What you should do
Leave the pictures out. Return all other data exactly.
┌─ Material
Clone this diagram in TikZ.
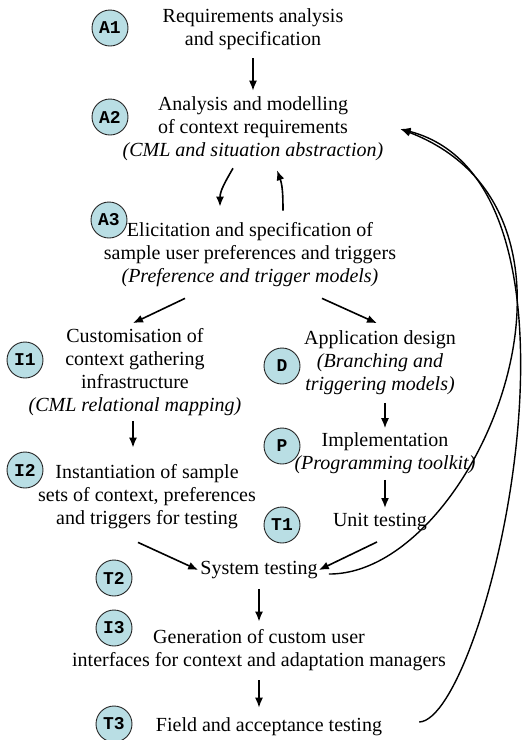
\documentclass[tikz,border=0pt]{standalone}
\usepackage{fontspec}
\setmainfont{Liberation Serif}
\setmonofont{Liberation Mono}
\usetikzlibrary{arrows.meta}
\definecolor{badgeblue}{RGB}{185,222,228}

\begin{document}
\begin{tikzpicture}[x=1pt,y=-1pt,
	badge/.style={circle,draw=black!85,line width=0.9pt,fill=badgeblue,minimum size=36pt,inner sep=0pt,font=\fontsize{18}{18}\selectfont\ttfamily\bfseries},
	stage/.style={align=center,inner sep=0pt,font=\fontsize{20}{23}\selectfont},
	arr/.style={-{Latex[length=10pt,width=8pt]},line width=1.6pt}]
	\useasboundingbox (0,0) rectangle (526,740);
	% badges
	\node[badge] (bA1) at (110,28) {A1};
	\node[badge] (bA2) at (110,117) {A2};
	\node[badge] (bA3) at (109,220) {A3};
	\node[badge] (bI1) at (25,360) {I1};
	\node[badge] (bI2) at (25,470) {I2};
	\node[badge] (bD) at (282,366) {D};
	\node[badge] (bP) at (282,446) {P};
	\node[badge] (bT1) at (282,525) {T1};
	\node[badge] (bT2) at (114,578) {T2};
	\node[badge] (bI3) at (114,628) {I3};
	\node[badge] (bT3) at (114,724) {T3};
	% stages
	\node[stage] (req) at (253,29.5) {Requirements analysis\\and specification};
	\node[stage] (ctx) at (253,129) {Analysis and modelling\\of context requirements\\\textit{(CML and situation abstraction)}};
	\node[stage] (pref) at (250,255) {Elicitation and specification of\\sample user preferences and triggers\\\textit{(Preference and trigger models)}};
	\node[stage] (infra) at (135,372) {Customisation of\\context gathering\\infrastructure\\\textit{(CML relational mapping)}};
	\node[stage] (inst) at (147,497) {Instantiation of sample\\sets of context, preferences\\and triggers for testing};
	\node[stage] (design) at (380,362.5) {Application design\\\textit{(Branching and}\\\textit{triggering models)}};
	\node[stage] (impl) at (385,453) {Implementation\\\textit{(Programming toolkit)}};
	\node[stage] (unit) at (380,522) {Unit testing};
	\node[stage] (sys) at (259,570) {System testing};
	\node[stage] (gui) at (259,650.5) {Generation of custom user\\interfaces for context and adaptation managers};
	\node[stage] (field) at (269,727) {Field and acceptance testing};
	% flow
	\draw[arr,shorten <=8pt,shorten >=6pt] (req) -- (ctx);
	\draw[arr] ([xshift=-20pt,yshift=-7pt]ctx.south) to[out=-120,in=90] ([xshift=-30pt,yshift=16pt]pref.north);
	\draw[arr] ([xshift=33pt,yshift=12pt]pref.north) to[out=90,in=-70] ([xshift=24pt,yshift=-9pt]ctx.south);
	\draw[arr] ([xshift=-65pt,yshift=-11pt]pref.south) -- ([xshift=-2pt,yshift=5pt]infra.north);
	\draw[arr] ([xshift=72pt,yshift=-11pt]pref.south) -- ([xshift=-3pt,yshift=7pt]design.north);
	\draw[arr,shorten <=5pt,shorten >=17pt] ([xshift=-2pt]infra.south) -- ([xshift=-2pt]infra.south |- inst.north);
	\draw[arr,shorten <=8pt,shorten >=4pt] (design.south -| impl) -- (impl.north);
	\draw[arr,shorten <=6pt,shorten >=5pt] (impl.south) -- (impl.south |- unit.north);
	\draw[arr] ([xshift=-9pt,yshift=-13pt]inst.south) -- ([xshift=-2pt]sys.west);
	\draw[arr] ([xshift=-3pt,yshift=-11pt]unit.south) -- ([xshift=1pt]sys.east);
	\draw[arr,shorten <=10pt,shorten >=8pt] (sys) -- (gui);
	\draw[arr,shorten <=9pt,shorten >=10pt] (gui.south) -- (gui.south |- field.north);
	% feedback loops
	\draw[arr,line width=1.4pt] ([xshift=11pt,yshift=-4pt]sys.east) .. controls (475,575) and (625,215) .. ([xshift=17pt]ctx.east);
	\draw[arr,line width=1.4pt] ([xshift=37pt,yshift=5pt]field.east) .. controls (485,720) and (615,185) .. ([xshift=17pt]ctx.east);
\end{tikzpicture}
\end{document}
└─
Answer below
Clone this diagram in TikZ.
\documentclass[tikz,border=0pt]{standalone}
\usepackage{fontspec}
\setmainfont{Liberation Serif}
\setmonofont{Liberation Mono}
\usetikzlibrary{arrows.meta}
\definecolor{badgeblue}{RGB}{185,222,228}

\begin{document}
\begin{tikzpicture}[x=1pt,y=-1pt,
	badge/.style={circle,draw=black!85,line width=0.9pt,fill=badgeblue,minimum size=36pt,inner sep=0pt,font=\fontsize{18}{18}\selectfont\ttfamily\bfseries},
	stage/.style={align=center,inner sep=0pt,font=\fontsize{20}{23}\selectfont},
	arr/.style={-{Latex[length=10pt,width=8pt]},line width=1.6pt}]
	\useasboundingbox (0,0) rectangle (526,740);
	% badges
	\node[badge] (bA1) at (110,28) {A1};
	\node[badge] (bA2) at (110,117) {A2};
	\node[badge] (bA3) at (109,220) {A3};
	\node[badge] (bI1) at (25,360) {I1};
	\node[badge] (bI2) at (25,470) {I2};
	\node[badge] (bD) at (282,366) {D};
	\node[badge] (bP) at (282,446) {P};
	\node[badge] (bT1) at (282,525) {T1};
	\node[badge] (bT2) at (114,578) {T2};
	\node[badge] (bI3) at (114,628) {I3};
	\node[badge] (bT3) at (114,724) {T3};
	% stages
	\node[stage] (req) at (253,29.5) {Requirements analysis\\and specification};
	\node[stage] (ctx) at (253,129) {Analysis and modelling\\of context requirements\\\textit{(CML and situation abstraction)}};
	\node[stage] (pref) at (250,255) {Elicitation and specification of\\sample user preferences and triggers\\\textit{(Preference and trigger models)}};
	\node[stage] (infra) at (135,372) {Customisation of\\context gathering\\infrastructure\\\textit{(CML relational mapping)}};
	\node[stage] (inst) at (147,497) {Instantiation of sample\\sets of context, preferences\\and triggers for testing};
	\node[stage] (design) at (380,362.5) {Application design\\\textit{(Branching and}\\\textit{triggering models)}};
	\node[stage] (impl) at (385,453) {Implementation\\\textit{(Programming toolkit)}};
	\node[stage] (unit) at (380,522) {Unit testing};
	\node[stage] (sys) at (259,570) {System testing};
	\node[stage] (gui) at (259,650.5) {Generation of custom user\\interfaces for context and adaptation managers};
	\node[stage] (field) at (269,727) {Field and acceptance testing};
	% flow
	\draw[arr,shorten <=8pt,shorten >=6pt] (req) -- (ctx);
	\draw[arr] ([xshift=-20pt,yshift=-7pt]ctx.south) to[out=-120,in=90] ([xshift=-30pt,yshift=16pt]pref.north);
	\draw[arr] ([xshift=33pt,yshift=12pt]pref.north) to[out=90,in=-70] ([xshift=24pt,yshift=-9pt]ctx.south);
	\draw[arr] ([xshift=-65pt,yshift=-11pt]pref.south) -- ([xshift=-2pt,yshift=5pt]infra.north);
	\draw[arr] ([xshift=72pt,yshift=-11pt]pref.south) -- ([xshift=-3pt,yshift=7pt]design.north);
	\draw[arr,shorten <=5pt,shorten >=17pt] ([xshift=-2pt]infra.south) -- ([xshift=-2pt]infra.south |- inst.north);
	\draw[arr,shorten <=8pt,shorten >=4pt] (design.south -| impl) -- (impl.north);
	\draw[arr,shorten <=6pt,shorten >=5pt] (impl.south) -- (impl.south |- unit.north);
	\draw[arr] ([xshift=-9pt,yshift=-13pt]inst.south) -- ([xshift=-2pt]sys.west);
	\draw[arr] ([xshift=-3pt,yshift=-11pt]unit.south) -- ([xshift=1pt]sys.east);
	\draw[arr,shorten <=10pt,shorten >=8pt] (sys) -- (gui);
	\draw[arr,shorten <=9pt,shorten >=10pt] (gui.south) -- (gui.south |- field.north);
	% feedback loops
	\draw[arr,line width=1.4pt] ([xshift=11pt,yshift=-4pt]sys.east) .. controls (475,575) and (625,215) .. ([xshift=17pt]ctx.east);
	\draw[arr,line width=1.4pt] ([xshift=37pt,yshift=5pt]field.east) .. controls (485,720) and (615,185) .. ([xshift=17pt]ctx.east);
\end{tikzpicture}
\end{document}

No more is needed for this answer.